I guess the media blasting idea is out the window, Kyle thanks for chiming in figured you had looked into it.
 
So just waiting to let the firebox cure for a few days after painting and not happy a lot of marks even though I ground the heck out of it but it is what it is then I am going to going to put the firebox in the frame at my house with the the burners installed basically everything put together but the wood with the z bars, flavorizer bars, grates will go separate along with the hood do that at his house a few streets away. We should be able to stand it up in his Rav without the hood.

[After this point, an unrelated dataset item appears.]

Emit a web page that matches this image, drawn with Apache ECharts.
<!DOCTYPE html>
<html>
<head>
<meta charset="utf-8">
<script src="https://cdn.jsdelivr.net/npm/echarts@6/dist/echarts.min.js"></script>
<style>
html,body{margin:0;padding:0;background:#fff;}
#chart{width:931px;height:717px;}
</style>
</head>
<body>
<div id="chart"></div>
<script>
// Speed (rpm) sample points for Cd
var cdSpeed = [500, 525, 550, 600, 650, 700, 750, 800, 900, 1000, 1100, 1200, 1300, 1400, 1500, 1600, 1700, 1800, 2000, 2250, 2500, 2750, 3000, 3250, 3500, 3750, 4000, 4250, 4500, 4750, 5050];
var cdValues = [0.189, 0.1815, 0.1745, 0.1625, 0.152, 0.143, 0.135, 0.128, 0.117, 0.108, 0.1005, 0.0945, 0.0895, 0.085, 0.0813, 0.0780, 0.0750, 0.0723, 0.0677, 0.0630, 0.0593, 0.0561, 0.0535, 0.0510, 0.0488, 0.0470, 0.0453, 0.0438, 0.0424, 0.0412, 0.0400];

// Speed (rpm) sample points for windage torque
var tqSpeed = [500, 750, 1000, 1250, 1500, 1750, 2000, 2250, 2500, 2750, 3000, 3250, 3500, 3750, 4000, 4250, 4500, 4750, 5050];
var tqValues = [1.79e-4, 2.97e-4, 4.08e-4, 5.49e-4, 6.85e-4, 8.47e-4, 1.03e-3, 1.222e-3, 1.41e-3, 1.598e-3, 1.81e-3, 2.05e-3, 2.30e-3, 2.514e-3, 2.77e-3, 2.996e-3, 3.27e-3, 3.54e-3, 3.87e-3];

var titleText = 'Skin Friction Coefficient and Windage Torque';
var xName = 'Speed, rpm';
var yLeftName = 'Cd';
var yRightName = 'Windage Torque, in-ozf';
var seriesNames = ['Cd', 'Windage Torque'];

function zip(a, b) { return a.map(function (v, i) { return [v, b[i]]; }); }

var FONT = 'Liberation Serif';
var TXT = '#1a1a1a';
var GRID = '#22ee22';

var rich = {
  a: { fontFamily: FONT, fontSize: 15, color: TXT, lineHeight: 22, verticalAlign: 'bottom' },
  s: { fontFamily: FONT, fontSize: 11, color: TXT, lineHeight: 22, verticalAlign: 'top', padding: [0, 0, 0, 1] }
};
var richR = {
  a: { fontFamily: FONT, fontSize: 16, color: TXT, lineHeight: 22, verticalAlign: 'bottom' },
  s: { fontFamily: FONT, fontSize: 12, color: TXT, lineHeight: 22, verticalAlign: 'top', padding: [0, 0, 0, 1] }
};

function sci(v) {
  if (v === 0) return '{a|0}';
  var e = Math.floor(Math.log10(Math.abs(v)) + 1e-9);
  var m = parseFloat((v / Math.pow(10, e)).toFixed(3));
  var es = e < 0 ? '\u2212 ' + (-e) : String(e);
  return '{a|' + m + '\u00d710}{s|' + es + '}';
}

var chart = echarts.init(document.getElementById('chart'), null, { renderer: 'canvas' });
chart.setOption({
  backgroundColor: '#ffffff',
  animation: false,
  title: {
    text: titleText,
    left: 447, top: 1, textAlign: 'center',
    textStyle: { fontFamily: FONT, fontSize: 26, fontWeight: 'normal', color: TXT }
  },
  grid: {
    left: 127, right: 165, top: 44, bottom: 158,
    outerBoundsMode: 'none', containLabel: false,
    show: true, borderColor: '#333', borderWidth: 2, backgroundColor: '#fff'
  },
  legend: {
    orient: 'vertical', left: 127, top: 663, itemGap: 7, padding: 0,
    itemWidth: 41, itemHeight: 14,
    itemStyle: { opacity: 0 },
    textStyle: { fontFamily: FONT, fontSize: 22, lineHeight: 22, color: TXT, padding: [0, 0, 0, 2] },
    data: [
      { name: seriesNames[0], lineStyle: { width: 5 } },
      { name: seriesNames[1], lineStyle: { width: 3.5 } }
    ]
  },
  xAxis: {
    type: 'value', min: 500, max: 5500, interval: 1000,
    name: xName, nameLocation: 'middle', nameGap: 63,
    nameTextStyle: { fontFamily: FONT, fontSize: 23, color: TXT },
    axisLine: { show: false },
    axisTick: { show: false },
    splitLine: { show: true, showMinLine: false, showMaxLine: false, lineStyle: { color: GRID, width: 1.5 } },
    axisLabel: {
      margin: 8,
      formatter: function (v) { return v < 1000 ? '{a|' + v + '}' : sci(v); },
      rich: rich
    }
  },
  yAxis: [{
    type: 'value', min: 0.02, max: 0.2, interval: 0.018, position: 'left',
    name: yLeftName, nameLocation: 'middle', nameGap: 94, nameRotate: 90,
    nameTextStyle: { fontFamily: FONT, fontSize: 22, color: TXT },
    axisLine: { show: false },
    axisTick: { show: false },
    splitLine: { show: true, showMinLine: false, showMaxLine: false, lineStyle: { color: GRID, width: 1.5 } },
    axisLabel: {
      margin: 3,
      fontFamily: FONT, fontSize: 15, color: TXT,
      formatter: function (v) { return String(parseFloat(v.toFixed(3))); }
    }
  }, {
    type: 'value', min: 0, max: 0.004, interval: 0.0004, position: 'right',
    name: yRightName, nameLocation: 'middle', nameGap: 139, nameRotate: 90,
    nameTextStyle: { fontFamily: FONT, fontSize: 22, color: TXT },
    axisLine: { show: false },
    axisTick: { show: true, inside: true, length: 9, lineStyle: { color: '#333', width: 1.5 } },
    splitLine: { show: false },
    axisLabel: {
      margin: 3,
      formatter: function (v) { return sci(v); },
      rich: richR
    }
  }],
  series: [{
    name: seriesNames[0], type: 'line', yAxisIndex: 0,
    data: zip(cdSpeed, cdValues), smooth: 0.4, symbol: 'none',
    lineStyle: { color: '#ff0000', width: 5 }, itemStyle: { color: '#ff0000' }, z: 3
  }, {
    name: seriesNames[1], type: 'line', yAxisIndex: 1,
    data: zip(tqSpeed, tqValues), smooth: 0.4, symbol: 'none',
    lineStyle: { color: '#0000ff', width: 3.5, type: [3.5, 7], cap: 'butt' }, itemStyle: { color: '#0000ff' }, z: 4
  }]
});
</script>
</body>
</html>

Here is a couple of things I did detail wise. I will post a picture of the final grill when we get it to his deck but questions for all. He is taking my Q stainless bar grates, I will do a burn off but I would really like to get them grease free no problem with the discolor cause they have been used. So simple green rubbed down with #0000 then rinsed off I also have the Sam's stuff which have not used a lot is that is simple as spraying them down and hitting them with the hose after they set a bit? Or would the grates still need steel wool to get them really clean.

I used the Krylon from the can with some cheap brushes from HF under 3 bucks for 36 toss them away after using for 2 coats on the rust. The lower bracket for the small drip tray had a lot of rust but good now, same with the large drip pan. I use my flat file to on that rust as well as the l brackets on the manifold to shape them accordingly. This paint is great but it dries fast and needs to cure for a few day move quick load the brush and don't go back over the paint assume 2 coats and this stuff clumps bad at the bottom so quite a bit of stirring to get it mixed.

Everything that had rust on the manifold was treated as well as the small and large drip trays.